The casting of Kelsey Verzotti, who is of Asian heritage, in this role adds another level of potency to the production: at one point, Sandy mocks the unseen big-boss’s past advice “to hire a woman or a… or a Chinese person or whatever”, immediately followed by one of Verzotti’s perfectly timed entrances. Sarah’s impeccably good at her job and comes to act as Sandy’s enforcer, keeping the writers working and fed and watered (as manifest in a wall of boxes of Bubly, a great ongoing sight gag) while he’s increasingly absent. That she’s become complicit with him, in the face of his racism as well as his sexism, ably brings home Baker’s points about toxic workplace culture.
David and Danny M1 set the tone by sharing personal stories focused on their penises. Newcomer Josh (Colin A Doyle) attempts to stake a claim with a garbled theory about the functioning of time, which Eleanor saves by proffering a further theory about time as a spiral (an act of generosity which will come back to haunt her). We’re cued to keep an eye on soft-spoken Adam (Nadeem Philip) when he articulates an idea about having a monstrous shadow self on the opposite side of the world, which serves as Baker’s only overt hat-tip to the play’s title. Lowest-in-the pecking order Brian (Joseph Zita) types everything that’s said into his computer, the relentless nature of this action underlining the randomness and increasing futility of all this pitching – is it genius? Is it crap? Who gets to say? Why does any of this matter — if it does at all?
Simon Bracken’s character is doomed from the start for having the same name as one of the alpha dogs (he’s dubbed Danny M2). His stories are sensitive and awkward, and Bracken exquisitely communicates the character’s excruciation as he digs himself deeper into a hole of self-revelation, his cheeks growing pinker and his hands communicating the eloquence that his words cannot. It’s with a twist involving his character and the assistant Sarah’s entry into the pitching game that the play shifts into next-level Baker territory, in which the supernatural and occult weave into depictions of realistic scenes and the nature of real and unreal becomes deliciously, unsettlingly murky.

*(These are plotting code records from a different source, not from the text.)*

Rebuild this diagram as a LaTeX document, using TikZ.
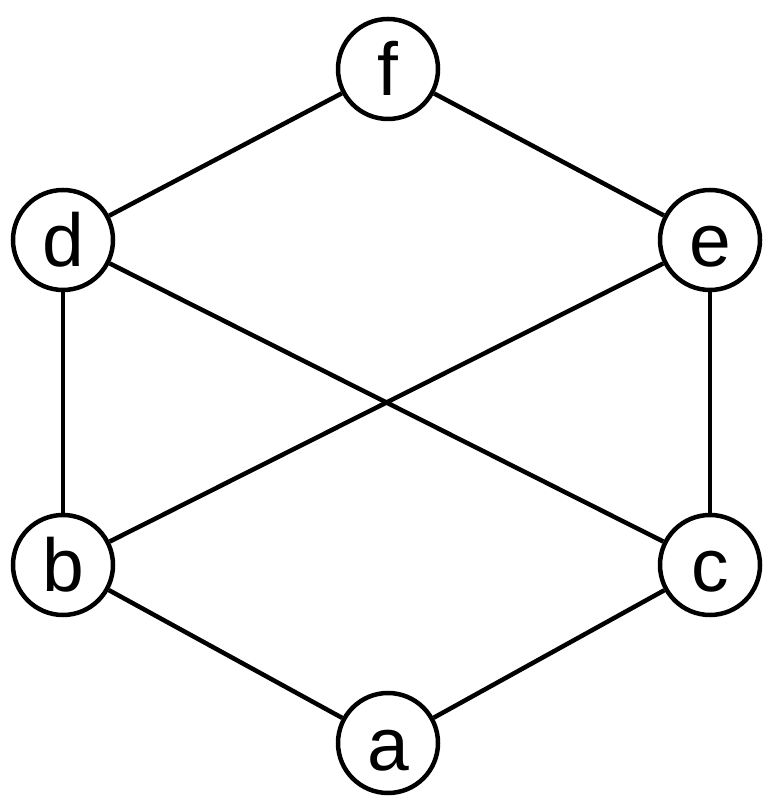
\documentclass[tikz,border=0pt]{standalone}
\usepackage{fontspec}
\setmainfont{Liberation Sans}
\begin{document}
\begin{tikzpicture}[x=1pt,y=1pt,
  vtx/.style={circle,draw,line width=4.5pt,minimum size=100pt,inner sep=0pt,
    font=\fontsize{75}{75}\selectfont,text height=54pt,text depth=0pt},
  edge/.style={line width=4.5pt}]
\useasboundingbox (0,0) rectangle (763,797);
\node[vtx] (f) at (388,728) {f};
\node[vtx] (d) at (63,557) {d};
\node[vtx] (e) at (710,557) {e};
\node[vtx] (b) at (63,232) {b};
\node[vtx] (c) at (710,232) {c};
\node[vtx] (a) at (388,54) {a};
\draw[edge] (f) -- (d);
\draw[edge] (f) -- (e);
\draw[edge] (d) -- (b);
\draw[edge] (d) -- (c);
\draw[edge] (e) -- (b);
\draw[edge] (e) -- (c);
\draw[edge] (b) -- (a);
\draw[edge] (c) -- (a);
\end{tikzpicture}
\end{document}
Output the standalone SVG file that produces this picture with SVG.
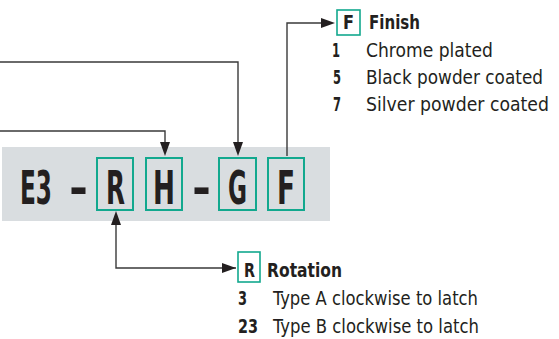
<svg xmlns="http://www.w3.org/2000/svg" width="559" height="339" viewBox="0 0 559 339">
<defs>
<style>
.t{font-family:"Liberation Sans Narrow","DejaVu Sans Condensed","Liberation Sans",sans-serif;fill:#231f20}
.b{font-weight:bold}
.big{font-size:46px;font-weight:bold}
.sm{font-size:19px}
.box{fill:none;stroke:#12a88e;stroke-width:2}
.lbox{fill:#fff;stroke:#12a88e;stroke-width:1.6}
.con{fill:none;stroke:#3a3a3a;stroke-width:1.4}
.head{fill:#231f20}
</style>
</defs>
<rect width="559" height="339" fill="#fff"/>
<g id="code">
<rect x="2" y="147" width="328" height="74" fill="#d9dde0"/>
<text class="t big" x="20" y="204"><tspan textLength="32" lengthAdjust="spacingAndGlyphs">E3</tspan><tspan x="69" textLength="19" lengthAdjust="spacingAndGlyphs">-</tspan></text>
<text class="t big" x="192" y="204" textLength="19" lengthAdjust="spacingAndGlyphs">-</text>
</g>
<g id="box-R">
<rect class="box" x="97" y="158" width="36" height="52"/>
<text class="t big" x="106" y="204" textLength="19" lengthAdjust="spacingAndGlyphs">R</text>
</g>
<g id="box-H">
<rect class="box" x="146" y="158" width="36" height="52"/>
<text class="t big" x="153" y="204" textLength="22" lengthAdjust="spacingAndGlyphs">H</text>
</g>
<g id="box-G">
<rect class="box" x="219" y="158" width="37" height="52"/>
<text class="t big" x="228" y="204" textLength="19" lengthAdjust="spacingAndGlyphs">G</text>
</g>
<g id="box-F">
<rect class="box" x="268" y="158" width="36" height="52"/>
<text class="t big" x="277" y="204" textLength="18" lengthAdjust="spacingAndGlyphs">F</text>
</g>
<g id="finish">
<rect class="lbox" x="337" y="10" width="23" height="25"/>
<text class="t b sm" x="343" y="29" textLength="11" lengthAdjust="spacingAndGlyphs">F</text>
<text class="t b sm" x="369" y="29" textLength="51" lengthAdjust="spacingAndGlyphs">Finish</text>
<text class="t b sm" x="332" y="57" textLength="8" lengthAdjust="spacingAndGlyphs">1</text>
<text class="t sm" x="366" y="57" textLength="127" lengthAdjust="spacingAndGlyphs">Chrome plated</text>
<text class="t b sm" x="333" y="84" textLength="8" lengthAdjust="spacingAndGlyphs">5</text>
<text class="t sm" x="366" y="84" textLength="177" lengthAdjust="spacingAndGlyphs">Black powder coated</text>
<text class="t b sm" x="333" y="111" textLength="8" lengthAdjust="spacingAndGlyphs">7</text>
<text class="t sm" x="366" y="111" textLength="183" lengthAdjust="spacingAndGlyphs">Silver powder coated</text>
</g>
<g id="rotation">
<rect class="lbox" x="238" y="252" width="22" height="30"/>
<text class="t b sm" x="244" y="277" textLength="11" lengthAdjust="spacingAndGlyphs">R</text>
<text class="t b sm" x="267" y="277" textLength="75" lengthAdjust="spacingAndGlyphs">Rotation</text>
<text class="t b sm" x="238" y="305" textLength="9" lengthAdjust="spacingAndGlyphs">3</text>
<text class="t sm" x="273" y="305" textLength="205" lengthAdjust="spacingAndGlyphs">Type A clockwise to latch</text>
<text class="t b sm" x="238" y="333" textLength="20" lengthAdjust="spacingAndGlyphs">23</text>
<text class="t sm" x="273" y="333" textLength="206" lengthAdjust="spacingAndGlyphs">Type B clockwise to latch</text>
</g>
<g id="connectors">
<path class="con" d="M0,62 H238 V143"/>
<polygon class="head" points="233,142 243,142 238,156"/>
<path class="con" d="M0,131 H165 V143"/>
<polygon class="head" points="160,142 170,142 165,156"/>
<path class="con" d="M287,156 V23 H322"/>
<polygon class="head" points="321,18 321,28 335,23"/>
<path class="con" d="M236,268 H116 V224"/>
<polygon class="head" points="111,225 121,225 116,211"/>
<polygon class="head" points="222,263 222,273 236,268"/>
</g>
</svg>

The ambiguity around what’s going on and why these stories matter becomes increasingly existential. Aided by the superb design team (lighting by Blais, sound by Andy Trithardt, costumes by Alexandra Lord), Dykstra’s production goes full phantasmagoric in a climax scene in which Zita’s Brian well and truly shakes off his role as the meek scribe. Baker brings us back to the original situation with an exquisitely disgusting (and yet elegantly foreshadowed) spit cue, and we head towards a form of resolution.
This is a play which on the page might seem wandery and fluid. It has strong Aristotelian bones, though, and Dykstra builds his staging on them. The production allows Baker’s characteristic layers of significance to unfurl and inform each other within this strong structure. What it’s left me thinking about is the relationship between storyteller and listener, and the capacity of stories to build community. The production gives a shard of hope that its exhausted group of storytellers might have found the capacity to become an audience for each other. It’s a beautiful welcome-back message from and to Toronto’s theatre community.